CWAJ 奨学生となってメンバーの方々にお会いする度に、彼らが私の障がいではなく、常に私という人間に目を向けてくれていることを感じました。そのような姿勢は私にもう一つの目標を与えてくれました。それは、社会の人々に、障がいがその人を定義するものではないということを理解してもらうことです。初めて会う人の多くは、私の障がいに気を取られすぎて、私の第一印象は「視覚障害者」や「障がい者」になってしまうことがよくあります。私はいつも、趣味や勉強、これまでの経験など、障がい以外のことを伝えようとするのですが、話す機会を与えられないこともあります。障がい者は弱くてかわいそうというイメージが強いのでしょう。奨学生になってからは、スピーチやSNS への投稿を通じて、私が何であるかではなく、私という人間を伝えようとしています。私の影響力はとても限られていますが、Facebook では1300 人の友人が私の投稿を読んでくれれば、何らかの形で有意義なものになると信じています。

4.若い頃の自分に言いたいことがあればなにですか。

「自信を持って」。
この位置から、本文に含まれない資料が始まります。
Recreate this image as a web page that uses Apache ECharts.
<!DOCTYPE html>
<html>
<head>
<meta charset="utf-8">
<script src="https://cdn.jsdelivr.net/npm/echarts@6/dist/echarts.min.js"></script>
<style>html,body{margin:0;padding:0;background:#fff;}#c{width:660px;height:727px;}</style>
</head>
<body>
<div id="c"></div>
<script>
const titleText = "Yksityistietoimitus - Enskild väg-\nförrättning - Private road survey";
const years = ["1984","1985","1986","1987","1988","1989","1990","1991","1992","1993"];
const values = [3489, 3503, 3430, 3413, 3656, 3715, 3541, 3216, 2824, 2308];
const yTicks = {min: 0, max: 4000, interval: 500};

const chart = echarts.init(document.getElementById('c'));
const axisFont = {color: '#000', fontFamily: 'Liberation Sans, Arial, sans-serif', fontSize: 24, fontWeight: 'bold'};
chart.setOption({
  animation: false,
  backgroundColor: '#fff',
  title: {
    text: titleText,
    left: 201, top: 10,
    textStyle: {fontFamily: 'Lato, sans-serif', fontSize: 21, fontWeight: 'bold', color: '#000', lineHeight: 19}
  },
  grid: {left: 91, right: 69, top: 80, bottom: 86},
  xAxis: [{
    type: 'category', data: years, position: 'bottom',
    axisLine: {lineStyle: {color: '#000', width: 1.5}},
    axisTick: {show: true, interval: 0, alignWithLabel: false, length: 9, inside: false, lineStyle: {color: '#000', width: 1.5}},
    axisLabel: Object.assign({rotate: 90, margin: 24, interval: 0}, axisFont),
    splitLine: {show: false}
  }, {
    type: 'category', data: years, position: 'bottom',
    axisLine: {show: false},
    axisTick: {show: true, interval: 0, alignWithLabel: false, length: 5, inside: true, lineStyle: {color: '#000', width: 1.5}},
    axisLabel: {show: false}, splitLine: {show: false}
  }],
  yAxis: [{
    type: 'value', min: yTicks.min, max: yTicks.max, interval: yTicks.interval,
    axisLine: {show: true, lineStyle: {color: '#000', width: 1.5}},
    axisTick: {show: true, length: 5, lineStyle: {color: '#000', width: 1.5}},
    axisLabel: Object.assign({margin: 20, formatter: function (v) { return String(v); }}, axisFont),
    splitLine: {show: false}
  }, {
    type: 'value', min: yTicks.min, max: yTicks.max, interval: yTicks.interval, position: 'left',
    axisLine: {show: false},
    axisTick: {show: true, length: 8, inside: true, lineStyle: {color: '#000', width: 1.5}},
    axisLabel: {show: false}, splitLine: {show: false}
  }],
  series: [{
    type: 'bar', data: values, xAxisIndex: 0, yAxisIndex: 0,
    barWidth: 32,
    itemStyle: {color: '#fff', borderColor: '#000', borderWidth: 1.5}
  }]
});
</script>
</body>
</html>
幼い頃も今も、あまり自分に自信がありません。歩んでいる道が正しいのか、いつも不安になります。私はまだ若く経験も浅いですが、人生に無意味なことは何もないと信じています。幼少期を振り返ると、視覚障害者として普通学校で勉強することはとても難しいことでした。先生や同級生に自分を理解してもらうことが難しく、学校に行けないこともありました。しかしその頃の同級生の一人は、今では私の人生で最も大切な友人で、すべてを理解してくれています。大学では障がいのある学生への支援制度がなかったため、当初は必修科目を履修することすらできませんでしたが、長い時間をかけて大学の職員や教授と交渉し、支援制度を作り、8 年後に卒業することができました。社会人になってからは、社会の厳しい現実に直面しましたが、辛い経験を経て、障害者・健常者という線引きをせず受け
入れてくれる場所を見つけることができました。ですから自分に、「自信を持って」と言いたいです。困難に直面しても、自分を信じれば、必ず道は開けるからです。

5.現在の目標は。

勉強以外の目標について今まで考えたことがありませんでした。しかし今、これからの目標を選ぶとしたら、「普通の生活を送る」ことです。障がいを持つ人にとって、普通の生活は困難です。前の会社での経験のように、障がい者が平等に扱われることは稀です。しかしせっかく平等に扱ってくれる職場に出会ったのだから、同世代の人たちと同じように、普通に生きたいと思います。普通に生きることが、これからの障がい者たちにとっても、一番のロールモデルになると思います。